Tharoor, who contested the general election in March 2009 as a candidate of the Congress party from the Lok Sabha constituency of Thiruvananthapuram, was criticised for being an 'elite outsider' who didn't speak the language of the people.

Tharoor went on to defeat his nearest rival P Ramachandran Nair by a margin of about 1,00,000 votes.

Watch Tharoor talk about how he managed to swing public opinion in his favour in the video above.

'The education sector requires serious prioritisation'

Image: On Rediff iShare: Tharoor on the lessons we have NOT learnt from recent history

In the final segment of the discussion, Dharker asked Tharoor to list out the lessons from modern history that we haven't learned.

Tharoor said that one of the lessons "we haven't learnt enough is the great importance of freeing our economy sufficiently to generate jobs for people".

"My biggest worry we are producing 10 million people entering the workforce every year as they come of age and we don't have 10 million jobs on the street."

Tharoor suggested that the way out is "to have an economy that grows sufficiently and particularly in those sectors that can absorb unskilled, semi-skilled and minimally skilled labour". Tourism, he pointed out, employs "more than five times the people than (other) industries do".

"We also have to recognise that a lot of our labour laws protect the small percentage of people who actually have jobs rather than encouraging investment that will create new jobs for people who don't have them.
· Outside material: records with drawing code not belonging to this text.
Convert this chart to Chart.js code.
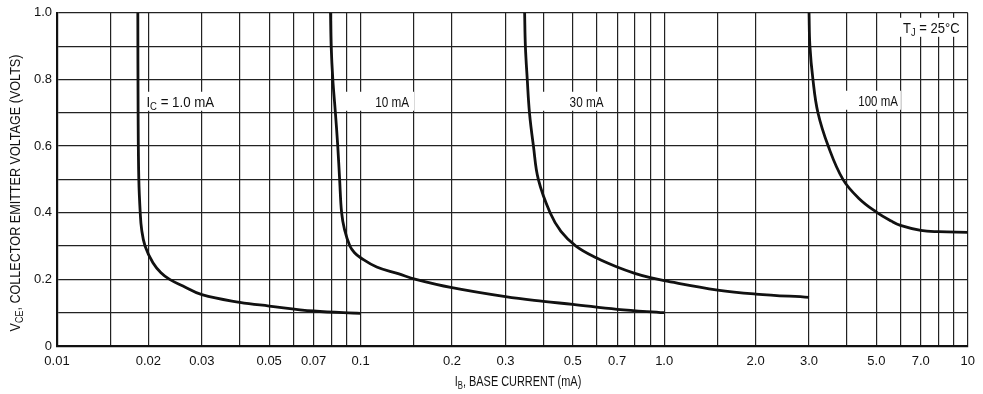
<!DOCTYPE html>
<html>
<head>
<meta charset="utf-8">
<script src="https://cdn.jsdelivr.net/npm/chart.js@4.4.1/dist/chart.umd.min.js"></script>
<style>
  body { margin: 0; background: #fff; }
  canvas { display: block; }
</style>
</head>
<body>
<canvas id="chart" width="983" height="394"></canvas>
<script>
// Curve data: IB in mA, VCE in volts
const ic1mA_ib  = [0.01846, 0.0185, 0.0186, 0.0188, 0.019, 0.0195, 0.0207, 0.022, 0.0235, 0.026, 0.03, 0.04, 0.05, 0.07, 0.1];
const ic1mA_vce = [1.0, 0.7, 0.5, 0.4, 0.35, 0.3, 0.25, 0.22, 0.2, 0.18, 0.154, 0.131, 0.12, 0.105, 0.098];

const ic10mA_ib  = [0.0796, 0.08, 0.081, 0.0826, 0.0841, 0.0853, 0.0866, 0.0885, 0.0922, 0.0955, 0.1, 0.113, 0.133, 0.152, 0.2, 0.3, 0.4, 0.5, 0.7, 1.0];
const ic10mA_vce = [1.0, 0.9, 0.8, 0.7, 0.6, 0.5, 0.4, 0.35, 0.3, 0.28, 0.265, 0.237, 0.217, 0.2, 0.175, 0.148, 0.134, 0.125, 0.11, 0.1];

const ic30mA_ib  = [0.347, 0.349, 0.354, 0.36, 0.371, 0.385, 0.421, 0.457, 0.512, 0.6, 0.7, 0.8, 0.9, 1.0, 1.5, 2.0, 3.0];
const ic30mA_vce = [1.0, 0.9, 0.8, 0.7, 0.6, 0.5, 0.4, 0.344, 0.3, 0.264, 0.237, 0.218, 0.205, 0.196, 0.168, 0.156, 0.146];

const ic100mA_ib  = [3.0, 3.02, 3.09, 3.21, 3.47, 3.88, 4.38, 5.0, 5.6, 6.0, 7.0, 8.0, 10];
const ic100mA_vce = [1.0, 0.9, 0.8, 0.7, 0.6, 0.5, 0.443, 0.402, 0.375, 0.362, 0.347, 0.343, 0.341];

// Axis ticks
const xGridValues = [0.01, 0.015, 0.02, 0.03, 0.04, 0.05, 0.06, 0.07, 0.08, 0.09,
                     0.1, 0.15, 0.2, 0.3, 0.4, 0.5, 0.6, 0.7, 0.8, 0.9,
                     1, 1.5, 2, 3, 4, 5, 6, 7, 8, 9, 10];
const xTickValues = [0.01, 0.02, 0.03, 0.05, 0.07, 0.1, 0.2, 0.3, 0.5, 0.7, 1, 2, 3, 5, 7, 10];
const xTickLabels = ['0.01', '0.02', '0.03', '0.05', '0.07', '0.1', '0.2', '0.3', '0.5', '0.7', '1.0', '2.0', '3.0', '5.0', '7.0', '10'];
const yGridValues = [0, 0.1, 0.2, 0.3, 0.4, 0.5, 0.6, 0.7, 0.8, 0.9, 1.0];
const yTickValues = [0, 0.2, 0.4, 0.6, 0.8, 1.0];
const yTickLabels = ['0', '0.2', '0.4', '0.6', '0.8', '1.0'];

const FONT = '"Liberation Sans", Arial, sans-serif';

function pts(xs, ys) {
    return xs.map((x, i) => ({ x: x, y: ys[i] }));
}

function lookup(values, labels, v) {
    const i = values.findIndex(t => Math.abs(t - v) < 1e-9);
    return i >= 0 ? labels[i] : '';
}

// Text with subscripts; sx squeezes it sideways to look like the narrow original face
function richWidth(ctx, parts, sx) {
    let w = 0;
    parts.forEach(p => {
        ctx.font = p.sub ? '10px ' + FONT : '14px ' + FONT;
        w += ctx.measureText(p.t).width;
    });
    return w * sx;
}
function drawRich(ctx, parts, x, y, sx) {
    ctx.save();
    ctx.translate(x, y);
    ctx.scale(sx, 1);
    ctx.textBaseline = 'alphabetic';
    ctx.textAlign = 'left';
    let cx = 0;
    parts.forEach(p => {
        ctx.font = p.sub ? '10px ' + FONT : '14px ' + FONT;
        ctx.fillText(p.t, cx, p.sub ? 3 : 0);
        cx += ctx.measureText(p.t).width;
    });
    ctx.restore();
}

// Curve labels: anchor in data units, white patch margins in px
const curveLabels = [
    { x: 0.0197, y: 0.733, pad: [2, 3],  sx: 0.95, parts: [{ t: 'I' }, { t: 'C', sub: true }, { t: ' = 1.0 mA' }] },
    { x: 0.1117, y: 0.733, pad: [32, 5], sx: 0.84, parts: [{ t: '10 mA' }] },
    { x: 0.488,  y: 0.733, pad: [29, 5], sx: 0.84, parts: [{ t: '30 mA' }] },
    { x: 4.36,   y: 0.736, pad: [14, 3], sx: 0.82, parts: [{ t: '100 mA' }] },
    { x: 6.12,   y: 0.955, pad: [6, 3],  sx: 0.93, parts: [{ t: 'T' }, { t: 'J', sub: true }, { t: ' = 25\u00B0C' }] }
];

const labelPlugin = {
    id: 'labels',
    beforeDatasetsDraw(chart) {
        const ctx = chart.ctx;
        const xs = chart.scales.x, ys = chart.scales.y;
        ctx.save();
        curveLabels.forEach(l => {
            const px = xs.getPixelForValue(l.x);
            const py = ys.getPixelForValue(l.y);
            const w = richWidth(ctx, l.parts, l.sx);
            ctx.fillStyle = '#fff';
            ctx.fillRect(px - l.pad[0], py - 10, w + l.pad[0] + l.pad[1], 19);
            ctx.fillStyle = '#111';
            drawRich(ctx, l.parts, px, py + 5, l.sx);
        });
        ctx.restore();
    },
    afterDraw(chart) {
        const ctx = chart.ctx;
        ctx.save();
        ctx.fillStyle = '#111';
        // x axis title
        const xt = [{ t: 'I' }, { t: 'B', sub: true }, { t: ', BASE CURRENT (mA)' }];
        drawRich(ctx, xt, 518 - richWidth(ctx, xt, 0.78) / 2, 386, 0.78);
        // y axis title
        const yt = [{ t: 'V' }, { t: 'CE', sub: true }, { t: ', COLLECTOR EMITTER VOLTAGE (VOLTS)' }];
        ctx.translate(20, 193);
        ctx.rotate(-Math.PI / 2);
        drawRich(ctx, yt, -richWidth(ctx, yt, 0.9) / 2, 0, 0.9);
        ctx.restore();
    }
};

const lineStyle = {
    borderColor: '#111',
    borderWidth: 2.8,
    pointRadius: 0,
    fill: false,
    tension: 0.4
};

new Chart(document.getElementById('chart'), {
    type: 'line',
    data: {
        datasets: [
            Object.assign({ label: 'IC = 1.0 mA', data: pts(ic1mA_ib, ic1mA_vce) }, lineStyle),
            Object.assign({ label: '10 mA', data: pts(ic10mA_ib, ic10mA_vce) }, lineStyle),
            Object.assign({ label: '30 mA', data: pts(ic30mA_ib, ic30mA_vce) }, lineStyle),
            Object.assign({ label: '100 mA', data: pts(ic100mA_ib, ic100mA_vce) }, lineStyle)
        ]
    },
    options: {
        responsive: false,
        animation: false,
        devicePixelRatio: 1,
        layout: { padding: { top: 9, right: 11, left: 0, bottom: 0 } },
        plugins: {
            legend: { display: false },
            tooltip: { enabled: false }
        },
        scales: {
            x: {
                type: 'logarithmic',
                min: 0.01,
                max: 10,
                afterBuildTicks: s => { s.ticks = xGridValues.map(v => ({ value: v })); },
                afterFit: s => { s.height = 48; },
                grid: { color: '#222', lineWidth: 1.2, drawTicks: false },
                border: { color: '#111', width: 2.2 },
                ticks: {
                    autoSkip: false,
                    maxRotation: 0,
                    padding: 8,
                    color: '#111',
                    font: { family: FONT, size: 13 },
                    callback: v => lookup(xTickValues, xTickLabels, v)
                }
            },
            y: {
                min: 0,
                max: 1,
                afterBuildTicks: s => { s.ticks = yGridValues.map(v => ({ value: v })); },
                afterFit: s => { s.width = 57; },
                grid: { color: '#222', lineWidth: 1.2, drawTicks: false },
                border: { color: '#111', width: 2.2 },
                ticks: {
                    autoSkip: false,
                    padding: 5,
                    color: '#111',
                    font: { family: FONT, size: 13 },
                    callback: v => lookup(yTickValues, yTickLabels, v)
                }
            }
        }
    },
    plugins: [labelPlugin]
});
</script>
</body>
</html>
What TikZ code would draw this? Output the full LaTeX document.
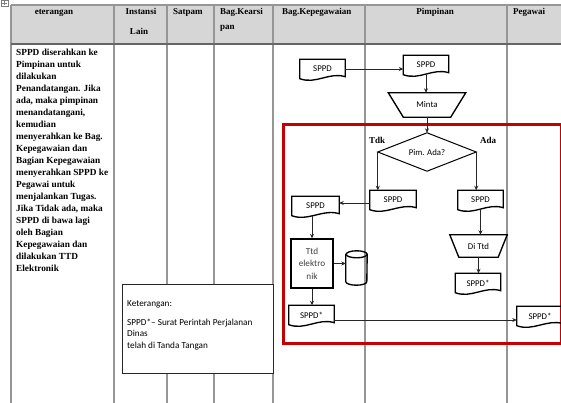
\documentclass[tikz,border=0pt]{standalone}
\usepackage{fontspec}
\setmainfont{Liberation Serif}
\newfontfamily\calfont{Carlito}
\usetikzlibrary{arrows.meta}
\definecolor{hdrgray}{RGB}{214,214,214}
\definecolor{gridgray}{RGB}{150,150,150}
\definecolor{boxred}{RGB}{196,0,0}
\tikzset{
  grid/.style={draw=gridgray, line width=1.3pt},
  hd/.style={font=\fontsize{9}{11}\selectfont\bfseries, inner sep=0pt},
  lbl/.style={font=\fontsize{9}{11}\selectfont\bfseries, inner sep=0pt},
  kt/.style={font=\calfont\fontsize{9.2}{11}\selectfont, inner sep=0pt},
  shp/.style={draw=black, line width=1.35pt, line join=miter},
  conn/.style={draw=black!85, line width=0.75pt, -{Stealth[length=4.5pt,width=4pt]}},
  flow/.style={font=\calfont\fontsize{8.8}{10}\selectfont, inner sep=0pt},
  doc/.style={flow, minimum width=#1, minimum height=19pt,
    append after command={\pgfextra{\let\dn\tikzlastnode
      \draw[shp] (\dn.south west) -- (\dn.north west) -- (\dn.north east) -- ([yshift=2pt]\dn.south east)
        .. controls +(-16pt,5pt) and +(16pt,-6pt) .. (\dn.south west) -- cycle;}}},
  doc/.default=45pt,
  trap/.style n args={3}{flow, minimum width=#1, minimum height=#2,
    append after command={\pgfextra{\let\tn\tikzlastnode
      \draw[shp] (\tn.north west) -- (\tn.north east) -- ([xshift=-#3]\tn.south east) -- ([xshift=#3]\tn.south west) -- cycle;}}},
  dia/.style={flow, minimum width=98pt, minimum height=38pt,
    append after command={\pgfextra{\let\qn\tikzlastnode
      \draw[shp, line width=1pt] (\qn.north) -- (\qn.east) -- (\qn.south) -- (\qn.west) -- cycle;}}},
  procbox/.style={flow, shp, text=black!75, align=center, minimum width=42pt, minimum height=49pt, font=\calfont\fontsize{9.2}{12.5}\selectfont},
  cyl/.style={flow, minimum width=21pt, minimum height=34pt,
    append after command={\pgfextra{\let\cn\tikzlastnode
      \draw[shp] ([yshift=-3.5pt]\cn.north west) -- ([yshift=3.5pt]\cn.south west)
        arc[start angle=180, end angle=360, x radius=10.5pt, y radius=3.5pt]
        -- ([yshift=-3.5pt]\cn.north east)
        arc[start angle=0, end angle=180, x radius=10.5pt, y radius=3.5pt] -- cycle;
      \draw[shp] ([yshift=-3.5pt]\cn.north east) arc[start angle=0, end angle=-180, x radius=10.5pt, y radius=3.5pt];}}},
}
\begin{document}
\begin{tikzpicture}[x=1pt,y=1pt]
\clip (0,0) rectangle (561,-403);
\fill[white] (0,0) rectangle (561,-403);
% header band
\fill[hdrgray] (11,-5) rectangle (575,-44);
\foreach \x in {11,114,167,214,273,365,507} \draw[grid] (\x,-5) -- (\x,-410);
\draw[grid] (11,-5) -- (575,-5);
\draw[grid, draw=black!60] (11,-44) -- (575,-44);
% small handle icon
\draw[gray, line width=0.4pt] (1,-0.5) rectangle (8,-6.5);
\draw[gray, line width=0.4pt] (4.5,-1.5) -- (4.5,-5.5) (2,-3.5) -- (7,-3.5);
% header texts
\node[hd, anchor=base] (h1) at (54,-15) {eterangan};
\node[hd, anchor=base] (h2) at (141,-15) {Instansi};
\node[hd, anchor=base] (h2b) at (139,-35) {Lain};
\node[hd, anchor=base west] (h3) at (173,-15) {Satpam};
\node[hd, anchor=base west] (h4) at (220,-15) {Bag.Kearsi};
\node[hd, anchor=base west] (h4b) at (220,-30) {pan};
\node[hd, anchor=base west] (h5) at (282,-15) {Bag.Kepegawaian};
\node[hd, anchor=base] (h6) at (435,-15) {Pimpinan};
\node[hd, anchor=base west] (h7) at (513,-15) {Pegawai};
% left description
\node[font=\fontsize{9.3}{12}\selectfont\bfseries, inner sep=0pt, align=left, anchor=north west] (lt) at (16,-49)
{SPPD diserahkan ke\\Pimpinan untuk\\dilakukan\\Penandatangan. Jika\\ada, maka pimpinan\\menandatangani,\\kemudian\\menyerahkan ke Bag.\\Kepegawaian dan\\Bagian Kepegawaian\\menyerahkan SPPD ke\\Pegawai untuk\\menjalankan Tugas.\\Jika Tidak ada, maka\\SPPD di bawa lagi\\oleh Bagian\\Kepegawaian dan\\dilakukan TTD\\Elektronik};
% keterangan box
\node[draw=black!85, line width=0.8pt, fill=white, minimum width=151pt, minimum height=89pt, anchor=north west, inner sep=0pt] (kb) at (122,-284) {};
\node[kt, anchor=base west] (k1) at (127,-306) {Keterangan:};
\node[kt, anchor=base west] (k2) at (127,-325) {SPPD*– Surat Perintah Perjalanan};
\node[kt, anchor=base west] (k3) at (127,-336.5) {Dinas};
\node[kt, anchor=base west] (k4) at (127,-348) {telah di Tanda Tangan};
% red frame
\draw[boxred, line width=3pt] (283,-125) rectangle (561.5,-343);
% flow nodes
\node[doc] (d1) at (322.5,-69) {SPPD};
\node[doc] (d2) at (426,-65) {SPPD};
\node[trap={77pt}{24pt}{15pt}] (mi) at (427,-105) {Minta};
\node[dia] (q) at (427,-152) {Pim. Ada?};
\node[lbl, anchor=base] (tdk) at (377,-144) {Tdk};
\node[lbl, anchor=base] (ada) at (488,-144) {Ada};
\node[doc=46pt] (dl) at (393,-200) {SPPD};
\node[doc] (dr) at (480.5,-200) {SPPD};
\node[doc=47pt] (dk) at (315.5,-206) {SPPD};
\node[procbox] (tt) at (312,-263.5) {Ttd\\elektro\\nik};
\node[cyl] (cy) at (356.5,-268) {};
\node[doc] (dks) at (311.5,-315) {SPPD*};
\node[doc=46pt] (dp) at (540,-316) {SPPD*};
\node[trap={57pt}{22pt}{9pt}] (dt) at (478.5,-246) {Di Ttd};
\node[doc] (drs) at (478,-283) {SPPD*};
% connectors
\draw[conn] (d1.east) -- (d1.east -| d2.west);
\draw[conn] (d2.south) -- (d2.south |- mi.north);
\draw[conn] (mi.south) -- (q.north);
\draw[conn] (q.west) -- (q.west |- dl.north);
\draw[conn] (q.east) -- (q.east |- dr.north);
\coordinate (kl) at ([yshift=-3pt]dl.west);
\draw[conn] (kl) -- (kl -| dk.east);
\draw[conn] (tt.north |- dk.south) -- (tt.north);
\draw[conn] (tt.east) -- (tt.east -| cy.west);
\draw[conn] (tt.south) -- (tt.south |- dks.north);
\coordinate (ks) at ([yshift=-5pt]dks.east);
\draw[conn] (ks) -- (ks -| dp.west);
\draw[conn] (dr.south) -- (dr.south |- dt.north);
\draw[conn] (dt.south) -- (dt.south |- drs.north);
\end{tikzpicture}
\end{document}
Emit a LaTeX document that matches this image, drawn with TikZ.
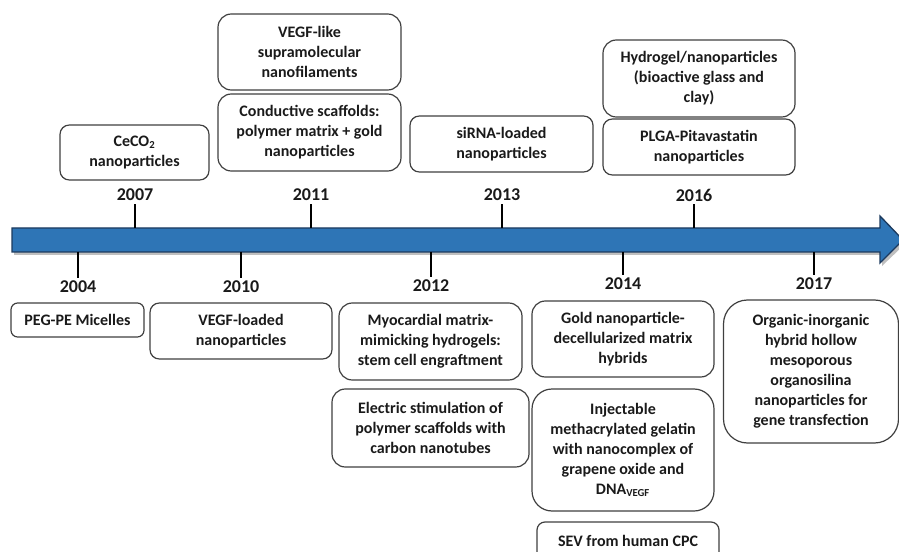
\documentclass[tikz,border=0pt]{standalone}
\usepackage{fontspec}
\setmainfont{Carlito}
\usepackage{tikz}
\usetikzlibrary{calc}
\definecolor{barblue}{HTML}{2E75B6}
\definecolor{barline}{HTML}{1C3A5E}
\definecolor{boxline}{HTML}{3F3F3F}
\definecolor{ink}{HTML}{1A1A1A}
\tikzset{
  event/.style={draw=boxline, line width=0.9pt, rounded corners=7pt, align=center,
    text=ink, font=\bfseries\fontsize{12}{15}\selectfont, inner sep=0pt},
  boxsize/.style 2 args={minimum width=#1*0.75pt, minimum height=#2*0.75pt},
  year/.style={text=ink, font=\bfseries\fontsize{13.5}{16}\selectfont, inner sep=2.2pt},
  tick/.style={draw=black, line width=1pt},
  bar/.style={fill=barblue, draw=barline, line width=1pt, line join=miter},
  barshadow/.style={fill=black, opacity=0.25},
}

\begin{document}
\begin{tikzpicture}[x=0.75pt, y=-0.75pt]
  \useasboundingbox (0,0) rectangle (899,552);
  \clip (0,0) rectangle (899,552);

  % timeline arrow
  \fill[barshadow] (14,231) -- (882,231) -- (882,219) -- (906,243) -- (882,266) -- (882,255) -- (14,255) -- cycle;
  \draw[bar] (12,228) -- (880,228) -- (880,216) -- (903,240) -- (880,263) -- (880,252) -- (12,252) -- cycle;

  % tick points on the bar
  \coordinate (t2004) at (78,252);
  \coordinate (t2007) at (135,228);
  \coordinate (t2010) at (241,252);
  \coordinate (t2011) at (311,228);
  \coordinate (t2012) at (431,252);
  \coordinate (t2013) at (502,228);
  \coordinate (t2014) at (623,252);
  \coordinate (t2016) at (694,228);
  \coordinate (t2017) at (814,252);

  % years above
  \node[year] (y2007) at (135,195) {2007};
  \node[year] (y2011) at (311,195) {2011};
  \node[year] (y2013) at (502,195) {2013};
  \node[year] (y2016) at (694,195) {2016};
  % years below
  \node[year] (y2004) at (78,287) {2004};
  \node[year] (y2010) at (241,287) {2010};
  \node[year] (y2012) at (431,286) {2012};
  \node[year] (y2014) at (623,284) {2014};
  \node[year] (y2017) at (814,284) {2017};

  \draw[tick] (y2007.south) -- (t2007);
  \draw[tick] (y2011.south) -- (t2011);
  \draw[tick] (y2013.south) -- (t2013);
  \draw[tick] (y2016.south) -- (t2016);
  \draw[tick] (t2004) -- (y2004.north);
  \draw[tick] (t2010) -- (y2010.north);
  \draw[tick] (t2012) -- (y2012.north);
  \draw[tick] (t2014) -- (y2014.north);
  \draw[tick] (t2017) -- (y2017.north);

  % events above the line
  \node[event, boxsize={149}{55}] (ceco) at (134.5,152.5) {CeCO\textsubscript{2}\\nanoparticles};
  \node[event, boxsize={183}{76}, rounded corners=10pt] (vegflike) at (309.5,52) {VEGF-like\\supramolecular\\nanofilaments};
  \node[event, boxsize={183}{77}, rounded corners=10pt] (conduct) at (309.5,132.5) {Conductive scaffolds:\\polymer matrix + gold\\nanoparticles};
  \node[event, boxsize={183}{56}] (sirna) at (501.5,144) {siRNA-loaded\\nanoparticles};
  \node[event, boxsize={192}{77}, rounded corners=10pt] (hydrogel) at (699,78.5) {Hydrogel/nanoparticles\\(bioactive glass and\\clay)};
  \node[event, boxsize={192}{56}] (plga) at (699,147) {PLGA-Pitavastatin\\nanoparticles};

  % events below the line
  \node[event, boxsize={133}{34}, rounded corners=5pt] (pegpe) at (77.5,320) {PEG-PE Micelles};
  \node[event, boxsize={182}{56}] (vegfload) at (241,331) {VEGF-loaded\\nanoparticles};
  \node[event, boxsize={183}{77}, rounded corners=10pt] (myocard) at (430.5,341.5) {Myocardial matrix-\\mimicking hydrogels:\\stem cell engraftment};
  \node[event, boxsize={197}{78}, rounded corners=10pt] (electric) at (430.5,428) {Electric stimulation of\\polymer scaffolds with\\carbon nanotubes};
  \node[event, boxsize={182}{76}, rounded corners=10pt] (goldnp) at (623,339) {Gold nanoparticle-\\decellularized matrix\\hybrids};
  \node[event, boxsize={182}{122}, rounded corners=15pt] (gelatin) at (623,450) {Injectable\\methacrylated gelatin\\with nanocomplex of\\grapene oxide and\\DNA\textsubscript{VEGF}};
  \node[event, boxsize={182}{38}, rounded corners=6pt] (sev) at (628,541) {SEV from human CPC};
  \node[event, boxsize={175}{143}, rounded corners=18pt] (organic) at (811,371.5) {Organic-inorganic\\hybrid hollow\\mesoporous\\organosilina\\nanoparticles for\\gene transfection};
\end{tikzpicture}
\end{document}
We need to grapple (with such situations)."

Finally Tharoor also spoke upon the issue of education, pointing out that 72 per cent students drop out by the time they reach the eighth grade -- sometimes for the want of basic issues such as decent toilets.

"Education for poor Indians, rural Indians and Indians who can only afford government schools requires serious prioritisation. That's another lesson we have not learnt so far," Tharoor said.